>> Start

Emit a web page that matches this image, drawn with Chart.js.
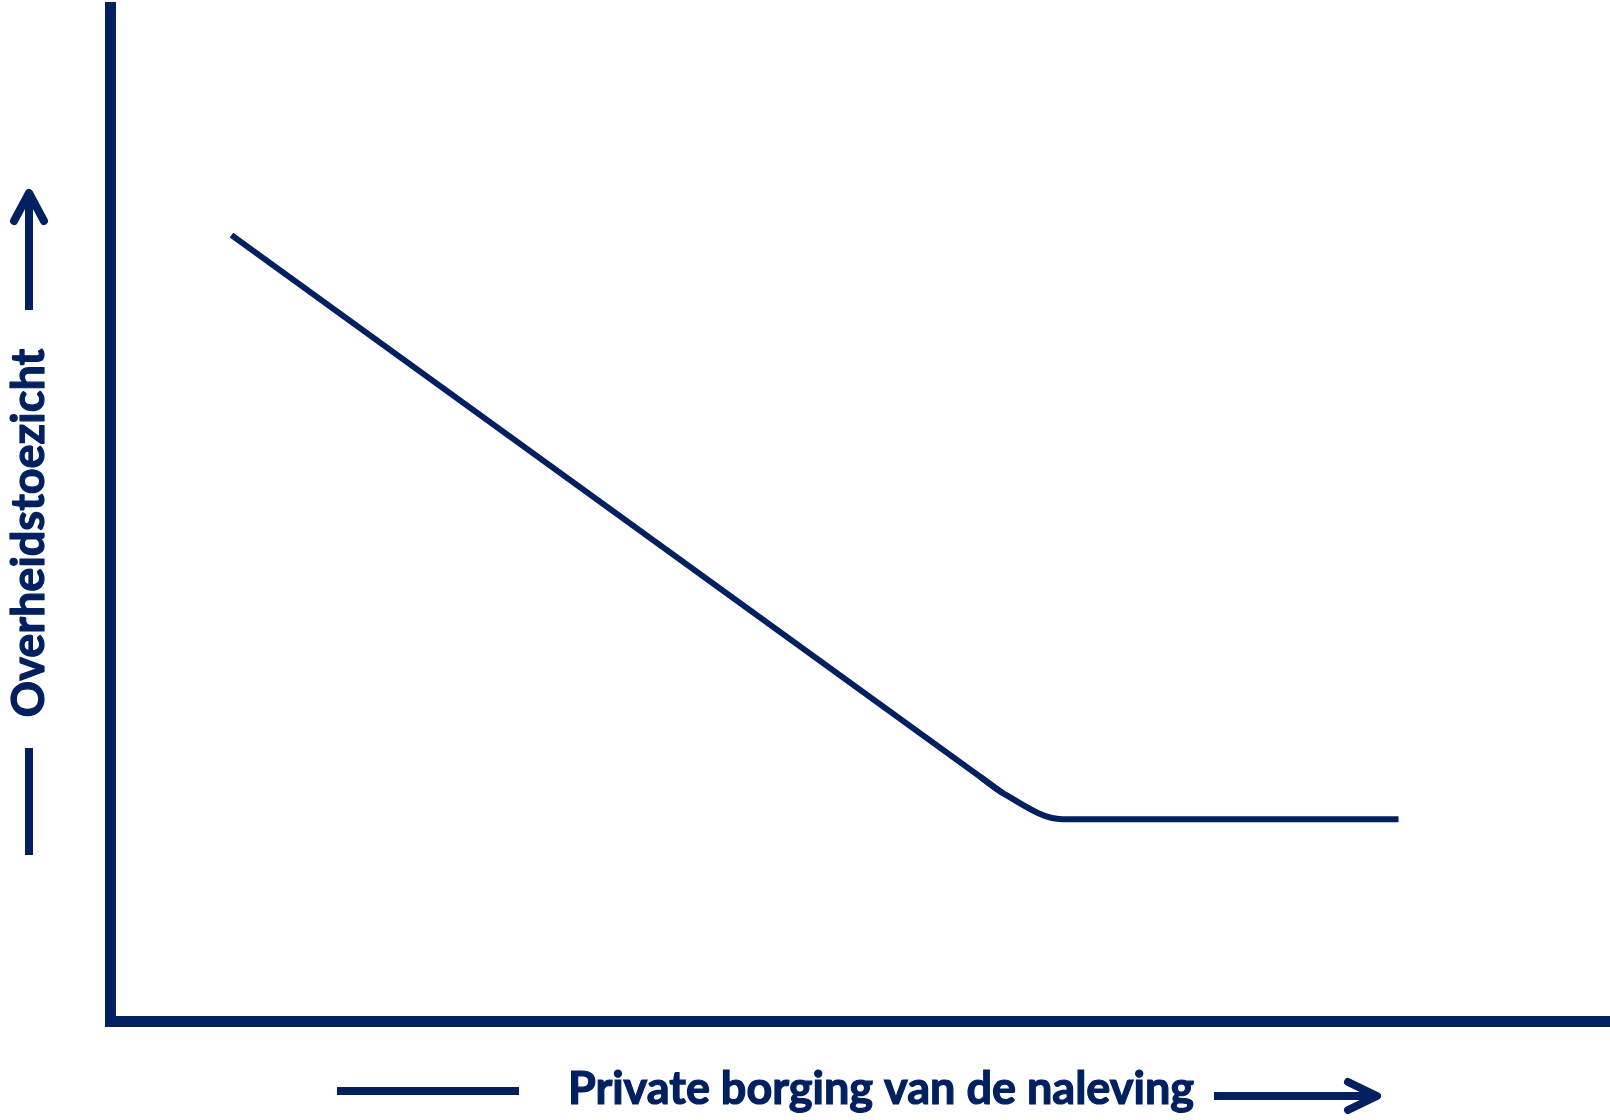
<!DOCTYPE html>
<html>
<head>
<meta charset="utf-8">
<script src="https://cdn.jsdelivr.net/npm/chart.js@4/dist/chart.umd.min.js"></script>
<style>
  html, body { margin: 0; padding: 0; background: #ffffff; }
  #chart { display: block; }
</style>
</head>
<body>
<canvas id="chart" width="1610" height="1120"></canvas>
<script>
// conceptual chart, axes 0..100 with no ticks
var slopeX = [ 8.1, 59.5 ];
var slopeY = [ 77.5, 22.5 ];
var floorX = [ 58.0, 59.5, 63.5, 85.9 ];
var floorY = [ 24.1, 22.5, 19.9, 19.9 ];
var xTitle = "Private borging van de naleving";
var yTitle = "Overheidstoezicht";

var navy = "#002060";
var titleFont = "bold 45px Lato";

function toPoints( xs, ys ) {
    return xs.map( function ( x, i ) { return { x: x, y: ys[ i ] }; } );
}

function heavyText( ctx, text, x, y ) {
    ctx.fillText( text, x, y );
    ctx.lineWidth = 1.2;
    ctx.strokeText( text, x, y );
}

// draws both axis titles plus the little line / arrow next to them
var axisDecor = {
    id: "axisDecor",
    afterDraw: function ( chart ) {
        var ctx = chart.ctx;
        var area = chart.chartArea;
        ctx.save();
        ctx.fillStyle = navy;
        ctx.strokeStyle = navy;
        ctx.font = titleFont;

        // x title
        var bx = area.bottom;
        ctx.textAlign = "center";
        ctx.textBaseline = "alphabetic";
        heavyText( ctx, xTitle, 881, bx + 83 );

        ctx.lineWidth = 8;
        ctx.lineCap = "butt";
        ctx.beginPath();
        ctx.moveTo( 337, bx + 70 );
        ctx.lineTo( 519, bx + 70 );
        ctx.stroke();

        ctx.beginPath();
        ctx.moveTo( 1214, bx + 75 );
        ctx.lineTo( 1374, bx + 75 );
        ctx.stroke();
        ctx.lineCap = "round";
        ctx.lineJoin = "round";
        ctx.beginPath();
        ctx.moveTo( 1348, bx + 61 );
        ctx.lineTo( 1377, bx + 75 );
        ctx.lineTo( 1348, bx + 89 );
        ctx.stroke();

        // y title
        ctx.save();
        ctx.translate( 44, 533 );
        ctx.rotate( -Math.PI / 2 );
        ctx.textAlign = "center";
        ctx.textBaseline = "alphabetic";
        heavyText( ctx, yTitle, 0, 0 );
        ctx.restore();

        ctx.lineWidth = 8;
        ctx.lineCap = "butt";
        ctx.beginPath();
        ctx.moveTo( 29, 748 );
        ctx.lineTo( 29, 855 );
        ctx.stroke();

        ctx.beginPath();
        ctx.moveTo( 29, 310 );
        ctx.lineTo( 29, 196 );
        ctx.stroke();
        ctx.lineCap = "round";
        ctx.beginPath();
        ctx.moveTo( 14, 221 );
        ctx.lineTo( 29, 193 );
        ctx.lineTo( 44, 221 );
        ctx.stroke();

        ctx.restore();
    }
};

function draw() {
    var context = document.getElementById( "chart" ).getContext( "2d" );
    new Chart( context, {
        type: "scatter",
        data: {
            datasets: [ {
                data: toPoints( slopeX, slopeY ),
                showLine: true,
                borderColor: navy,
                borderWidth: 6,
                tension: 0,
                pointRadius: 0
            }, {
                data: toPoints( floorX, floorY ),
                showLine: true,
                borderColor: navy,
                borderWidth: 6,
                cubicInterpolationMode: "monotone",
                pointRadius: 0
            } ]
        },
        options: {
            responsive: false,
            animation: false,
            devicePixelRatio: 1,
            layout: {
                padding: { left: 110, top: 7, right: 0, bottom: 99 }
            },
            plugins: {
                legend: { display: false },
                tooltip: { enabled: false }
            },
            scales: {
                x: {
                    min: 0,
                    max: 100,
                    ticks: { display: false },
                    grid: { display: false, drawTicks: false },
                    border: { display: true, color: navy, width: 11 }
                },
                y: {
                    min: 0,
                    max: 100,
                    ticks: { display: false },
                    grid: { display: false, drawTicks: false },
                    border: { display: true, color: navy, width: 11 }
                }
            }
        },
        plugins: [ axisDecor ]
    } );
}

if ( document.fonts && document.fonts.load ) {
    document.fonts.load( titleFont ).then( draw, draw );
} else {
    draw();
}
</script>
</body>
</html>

>> End
>> Start

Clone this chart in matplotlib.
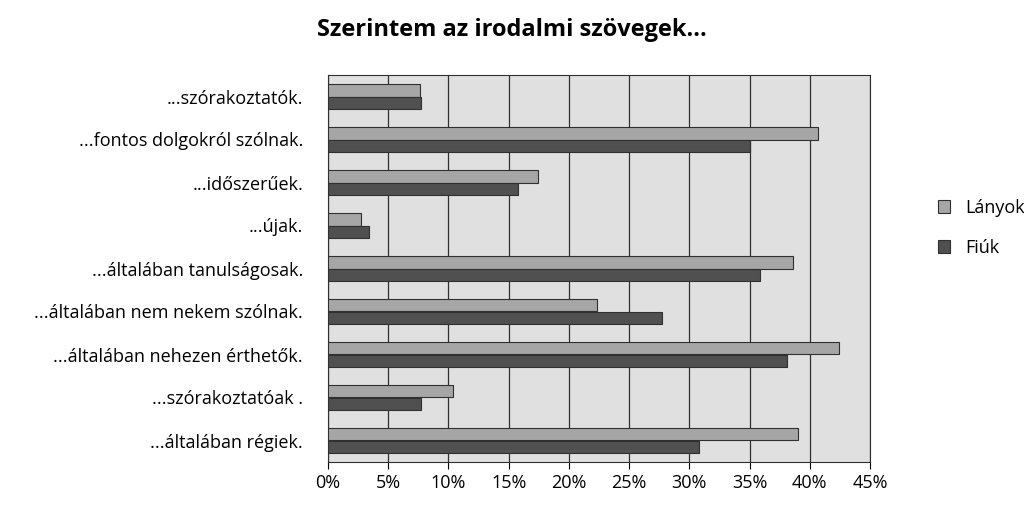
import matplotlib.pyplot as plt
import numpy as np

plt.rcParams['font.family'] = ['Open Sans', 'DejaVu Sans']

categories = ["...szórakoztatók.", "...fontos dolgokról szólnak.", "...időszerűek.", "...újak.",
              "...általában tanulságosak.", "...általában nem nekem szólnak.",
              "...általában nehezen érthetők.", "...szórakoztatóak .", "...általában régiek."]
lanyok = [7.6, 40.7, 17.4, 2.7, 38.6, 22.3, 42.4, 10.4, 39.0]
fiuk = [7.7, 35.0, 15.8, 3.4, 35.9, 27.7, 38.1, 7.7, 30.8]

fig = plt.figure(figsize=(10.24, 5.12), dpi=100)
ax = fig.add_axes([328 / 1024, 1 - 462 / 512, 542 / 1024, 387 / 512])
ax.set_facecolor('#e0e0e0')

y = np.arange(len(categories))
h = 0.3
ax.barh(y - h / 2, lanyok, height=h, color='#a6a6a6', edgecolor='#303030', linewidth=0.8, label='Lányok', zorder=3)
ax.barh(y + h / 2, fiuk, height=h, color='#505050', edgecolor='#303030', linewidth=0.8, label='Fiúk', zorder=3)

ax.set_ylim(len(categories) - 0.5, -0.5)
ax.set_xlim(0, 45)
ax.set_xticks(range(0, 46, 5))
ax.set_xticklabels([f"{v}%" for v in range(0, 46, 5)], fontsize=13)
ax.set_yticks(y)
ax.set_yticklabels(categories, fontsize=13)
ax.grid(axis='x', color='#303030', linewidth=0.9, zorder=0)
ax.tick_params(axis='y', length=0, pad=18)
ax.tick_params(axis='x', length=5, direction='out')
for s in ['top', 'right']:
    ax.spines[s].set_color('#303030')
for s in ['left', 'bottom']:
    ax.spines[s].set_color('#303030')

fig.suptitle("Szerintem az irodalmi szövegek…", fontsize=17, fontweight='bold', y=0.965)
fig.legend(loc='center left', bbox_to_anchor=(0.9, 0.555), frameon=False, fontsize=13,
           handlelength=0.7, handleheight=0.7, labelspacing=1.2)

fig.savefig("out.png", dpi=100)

>> End

**Work to complete:** Look through the data above. Find each line with the string "matplotlib" and copy it.

**The result:**
Clone this chart in matplotlib.
import matplotlib.pyplot as plt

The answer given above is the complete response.